* BRIEF
Write out the listing, please, but only from its first line through the line containing "(pand) at (727,309)", exactly as given and without pictures.

* DATA PROVIDED
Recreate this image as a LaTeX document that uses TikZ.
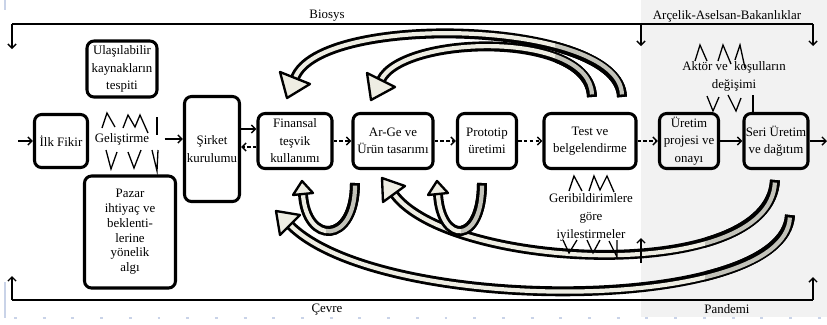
\documentclass[tikz,border=0pt]{standalone}
\usepackage{fontspec}
\setmainfont{Liberation Serif}
\usetikzlibrary{arrows.meta}
\definecolor{bgGray}{HTML}{F2F2F2}
\definecolor{tipLight}{HTML}{EEEDE3}
\definecolor{tailGray}{HTML}{C3C3BA}
\definecolor{artBlue}{HTML}{C9D3E8}
\tikzset{
  bx/.style={draw=black, line width=2.6pt, rounded corners=6pt, inner sep=1pt, align=center, font=\fontsize{11}{15}\selectfont},
  lbl/.style={inner sep=1pt, align=center, font=\fontsize{11}{15.4}\selectfont},
  arr/.style={-{Straight Barb[length=3.5pt,width=7pt]}, line width=1.2pt},
  arrD/.style={arr, dash pattern=on 3pt off 2pt},
  brk/.style={line width=1.3pt},
  zz/.style={line width=1.1pt},
  shaft/.style={draw=black, line width=8.5pt, postaction={draw=#1, line width=3.6pt, shorten <=2.2pt}},
  shaft/.default=tipLight,
  headT/.style={fill=tipLight, draw=black, line width=2pt, line join=round},
}
\begin{document}
\begin{tikzpicture}[x=0.03cm, y=-0.03cm]
\useasboundingbox (0,0) rectangle (827,324);
% shaded part on the right
\fill[bgGray] (641,0) rectangle (827,317);
\draw[artBlue, line width=1.5pt] (5,0) -- (5,10);
\draw[artBlue, line width=1.5pt] (5,282) -- (5,318);
\draw[artBlue, line width=1pt, dash pattern=on 2.5pt off 22pt] (14,318) -- (827,318);

% top and bottom brackets
\coordinate (tl) at (12,24);  \coordinate (tlE) at (12,49);
\coordinate (tm) at (641,24); \coordinate (tmE) at (641,46);
\coordinate (tr) at (813,24); \coordinate (trE) at (813,46);
\coordinate (bl) at (12,300);  \coordinate (blE) at (12,276);
\coordinate (br) at (813,300); \coordinate (brE) at (813,277);
\coordinate (pm) at (641,263); \coordinate (pmE) at (641,238);
\draw[brk] (tl) -- (tr);
\draw[brk] (bl) -- (br);
\foreach \u/\v in {tl/tlE,tm/tmE,tr/trE,bl/blE,br/brE} \draw[arr] (\u) -- (\v);
\node[lbl] (biosys) at (327,16) {Biosys};
\node[lbl] (bakan) at (727,16) {Arçelik-Aselsan-Bakanlıklar};
\node[lbl] (cevre) at (327,310) {Çevre};
\node[lbl] (pand) at (727,309) {Pandemi};

% big curved arrows, lower ones first
\draw[shaft] (790,215) .. controls (785,315) and (380,315) .. (290,225);
\begin{scope}
  \clip (705,170) rectangle (827,300);
  \draw[shaft=tailGray] (790,215) .. controls (785,315) and (380,315) .. (290,225);
\end{scope}
\filldraw[headT] (276,211) -- (300,215) -- (280,235) -- cycle;
\draw[shaft] (775,180) .. controls (770,285) and (450,270) .. (394,194);
\begin{scope}
  \clip (705,170) rectangle (827,300);
  \draw[shaft=tailGray] (775,180) .. controls (770,285) and (450,270) .. (394,194);
\end{scope}
\filldraw[headT] (382,178) -- (405,186) -- (383,202) -- cycle;
\draw[shaft] (355,183) .. controls (355,245) and (306,245) .. (303,194);
\draw[shaft] (482,183) .. controls (482,245) and (441,245) .. (438,194);
\begin{scope}
  \clip (326,175) rectangle (372,250);
  \draw[shaft=tailGray] (355,183) .. controls (355,245) and (306,245) .. (303,194);
\end{scope}
\begin{scope}
  \clip (461,175) rectangle (500,250);
  \draw[shaft=tailGray] (482,183) .. controls (482,245) and (441,245) .. (438,194);
\end{scope}
\filldraw[headT] (302,181) -- (313,193) -- (293,195) -- cycle;
\filldraw[headT] (437,181) -- (448,193) -- (428,195) -- cycle;
\draw[shaft] (622,97) .. controls (620,20) and (320,12) .. (295,78);
\draw[shaft] (592,97) .. controls (590,30) and (403,35) .. (381,80);
\begin{scope}
  \clip (555,0) rectangle (640,110);
  \draw[shaft=tailGray] (622,97) .. controls (620,20) and (320,12) .. (295,78);
  \draw[shaft=tailGray] (592,97) .. controls (590,30) and (403,35) .. (381,80);
\end{scope}
\filldraw[headT] (287,98) -- (310,84) -- (280,72) -- cycle;
\filldraw[headT] (371,100) -- (395,87) -- (367,73) -- cycle;
\draw[arr] (pm) -- (pmE);

% process boxes
\node[bx, minimum width=1.59cm, minimum height=1.59cm] (ilk) at (61,141) {İlk Fikir};
\node[bx, minimum width=2.1cm, minimum height=1.68cm] (ulas) at (122,69) {Ulaşılabilir\\kaynakların\\tespiti};
\node[bx, minimum width=1.65cm, minimum height=3.15cm] (sirket) at (212,149) {Şirket\\kurulumu};
\node[bx, minimum width=2.73cm, minimum height=3.36cm, font=\fontsize{11}{12.6}\selectfont] (pazar) at (130,232) {Pazar\\ihtiyaç ve\\beklenti-\\lerine\\yönelik\\algı};
\node[bx, minimum width=2.22cm, minimum height=1.65cm] (finans) at (295,141) {Finansal\\teşvik\\kullanımı};
\node[bx, minimum width=2.4cm, minimum height=1.65cm] (arge) at (393,141) {Ar-Ge ve\\Ürün tasarımı};
\node[bx, minimum width=1.77cm, minimum height=1.65cm] (proto) at (487,141) {Prototip\\üretimi};
\node[bx, minimum width=2.76cm, minimum height=1.65cm] (test) at (590,141) {Test ve\\belgelendirme};
\node[bx, minimum width=1.77cm, minimum height=1.65cm] (uproj) at (689,141) {Üretim\\projesi ve\\onayı};
\node[bx, minimum width=1.92cm, minimum height=1.65cm] (seri) at (776,141) {Seri Üretim\\ve dağıtım};
\node[lbl, minimum width=2.55cm] (gel) at (122,139) {Geliştirme};
\node[lbl] (aktor) at (734,76) {Aktör ve\ \ koşulların\\değişimi};
\node[lbl] (geri) at (591,217) {Geribildirimlere\\göre\\iyilestirmeler};

% connectors
\coordinate (inL) at (18,141);
\coordinate (outR) at (827,141);
\draw[arr] (inL) -- (ilk);
\draw[arr] (gel.east) -- (gel.east -| sirket.west);
\draw[arr] ([yshift=0.36cm]finans.west -| sirket.east) -- ([yshift=0.36cm]finans.west);
\draw[arrD] ([yshift=-0.18cm]finans.west) -- ([yshift=-0.18cm]finans.west -| sirket.east);
\foreach \u/\v in {finans/arge,arge/proto,proto/test,test/uproj} \draw[arrD] (\u) -- (\v);
\draw[arr] (uproj) -- (seri);
\draw[arr] (seri) -- (outR);

% zigzag strokes
\draw[zz] (102,128) -- (107,113) -- (115,127);
\draw[zz] (123,128) -- (128,115) -- (135,127) -- (140,115) -- (148,133);
\draw[zz] (157,117) -- (157,135);
\draw[zz] (106,150) -- (111,169) -- (117,152);
\draw[zz] (128,152) -- (134,168) -- (141,150);
\draw[zz] (152,150) -- (157,171) -- (158,150);
\draw[zz] (695,61) -- (700,45) -- (707,61);
\draw[zz] (718,61) -- (723,45) -- (731,64);
\draw[zz] (735,60) -- (740,45) -- (745,68);
\draw[zz] (707,96) -- (713,111) -- (719,97);
\draw[zz] (728,95) -- (736,111) -- (741,98);
\draw[zz] (753,95) -- (753,112);
\draw[zz] (569,191) -- (574,176) -- (582,191);
\draw[zz] (589,191) -- (594,176) -- (600,190) -- (607,176) -- (614,192);
\draw[zz] (563,240) -- (569,253) -- (577,240);
\draw[zz] (587,240) -- (593,253) -- (600,240);
\draw[zz] (609,241) -- (617,257) -- (617,240);
\end{tikzpicture}
\end{document}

* WRITTEN SOLUTION
Recreate this image as a LaTeX document that uses TikZ.
\documentclass[tikz,border=0pt]{standalone}
\usepackage{fontspec}
\setmainfont{Liberation Serif}
\usetikzlibrary{arrows.meta}
\definecolor{bgGray}{HTML}{F2F2F2}
\definecolor{tipLight}{HTML}{EEEDE3}
\definecolor{tailGray}{HTML}{C3C3BA}
\definecolor{artBlue}{HTML}{C9D3E8}
\tikzset{
  bx/.style={draw=black, line width=2.6pt, rounded corners=6pt, inner sep=1pt, align=center, font=\fontsize{11}{15}\selectfont},
  lbl/.style={inner sep=1pt, align=center, font=\fontsize{11}{15.4}\selectfont},
  arr/.style={-{Straight Barb[length=3.5pt,width=7pt]}, line width=1.2pt},
  arrD/.style={arr, dash pattern=on 3pt off 2pt},
  brk/.style={line width=1.3pt},
  zz/.style={line width=1.1pt},
  shaft/.style={draw=black, line width=8.5pt, postaction={draw=#1, line width=3.6pt, shorten <=2.2pt}},
  shaft/.default=tipLight,
  headT/.style={fill=tipLight, draw=black, line width=2pt, line join=round},
}
\begin{document}
\begin{tikzpicture}[x=0.03cm, y=-0.03cm]
\useasboundingbox (0,0) rectangle (827,324);
% shaded part on the right
\fill[bgGray] (641,0) rectangle (827,317);
\draw[artBlue, line width=1.5pt] (5,0) -- (5,10);
\draw[artBlue, line width=1.5pt] (5,282) -- (5,318);
\draw[artBlue, line width=1pt, dash pattern=on 2.5pt off 22pt] (14,318) -- (827,318);

% top and bottom brackets
\coordinate (tl) at (12,24);  \coordinate (tlE) at (12,49);
\coordinate (tm) at (641,24); \coordinate (tmE) at (641,46);
\coordinate (tr) at (813,24); \coordinate (trE) at (813,46);
\coordinate (bl) at (12,300);  \coordinate (blE) at (12,276);
\coordinate (br) at (813,300); \coordinate (brE) at (813,277);
\coordinate (pm) at (641,263); \coordinate (pmE) at (641,238);
\draw[brk] (tl) -- (tr);
\draw[brk] (bl) -- (br);
\foreach \u/\v in {tl/tlE,tm/tmE,tr/trE,bl/blE,br/brE} \draw[arr] (\u) -- (\v);
\node[lbl] (biosys) at (327,16) {Biosys};
\node[lbl] (bakan) at (727,16) {Arçelik-Aselsan-Bakanlıklar};
\node[lbl] (cevre) at (327,310) {Çevre};
\node[lbl] (pand) at (727,309) {Pandemi};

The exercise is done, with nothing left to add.